There are two more weeks for Alistair Beaton’s satire Fracked! at the Minerva in Chichester. In London, don’t miss Unreachable at the Royal Court, Into the Woods at the Menier Chocolate Factory and Faith Healer at the Donmar. And head to The Hobbit at Williamson Park in Lancaster and The Mighty Waltzer at the Royal Exchange in Manchester. (Also, Mark Storor fans take note that the Royal Exchange hosts his community play Little Sister at the beginning of August – which if I wasn’t in Edinburgh I’d be racing to see.) This week is one of your last chances to see Richard III at the Almeida; it closes 6 August. Young Chekhov and The Deep Blue Sea should both keep you happy at the National Theatre.

Tuesday

It’s also your last chance to catch two mighty shows: Charlene James’s Cuttin’ It, a devastating piece about female genital mutilation, that finishes its tour at the Yard in London, and Emma Rice’s beautiful The Flying Lovers of Vitebsk, which is at Kneehigh’s Asylum tent at the Lost Gardens of Heligan in Cornwall until Sunday. Little Bulb are in action at Battersea Arts Centre, opening the London venue’s new outdoor theatre space with Extravaganza Macabre, featuring a scheming villain, two luckless lovers and a clairvoyant maid. Ferment festival is underway at Bristol Old Vic, featuring established companies such as Theatre Ad Infinitum along with emerging talent; it’s well worth taking a punt. Two Gentlemen of Verona continues until Sunday at the Bodleian Library’s Old Schools Quad in Oxford.

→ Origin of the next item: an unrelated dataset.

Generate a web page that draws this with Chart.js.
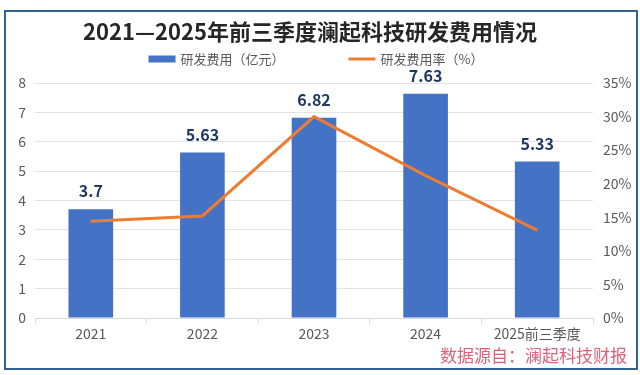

Billie Piper, playing Yerma at the Young Vic.
Billie Piper, playing Yerma at the Young Vic

Wednesday

The Making Mischief festival begins at the studio at the Other Place in Stratford-upon-Avon, with Fraser Grace’s Always Orange and Somalia Seaton’s Fall of the Kingdom, Rise of the Foot Soldier. They will be joined in early August by Alice Birch’s Revolt. She Said. Revolt Again before it heads to Edinburgh.

Thursday

I loved Simon Stone’s version of The Wild Duck at the Barbican in London in 2014. Now he turns his attention to Federico García Lorca’s Yerma, which is at the Young Vic from tonight and relocates the story to contemporary London. It stars Billie Piper. The Watermill’s Watership Down was lovely, so let’s hope the Newbury venue can deliver again with the Gershwin musical Crazy for You. The future of British politics is the timely subject of Powder Keg’s Morale Is High (Since We Gave Up Hope), which predicts the future between now and the 2020 UK election – it’s at the Bureau Centre for the Arts in Blackburn tonight and Fuel Café in Withington on Saturday. Diary of a Madman previews at the Gate before heading to the Traverse in Edinburgh.

Friday and the weekend

The National Theatre’s outdoor programme of free events is sorely missed, but today sees the return of its river stage in the first of five weekends of dance, music and performance in partnership with Latitude, Mayfest and others – this weekend east London alternative cabaret the Glory fills the stage. The Rivals joins the rep at the Theatre by the Lake in Keswick, which also includes Rona Munro’s excellent Iron and Anne Carson’s version of Elektra.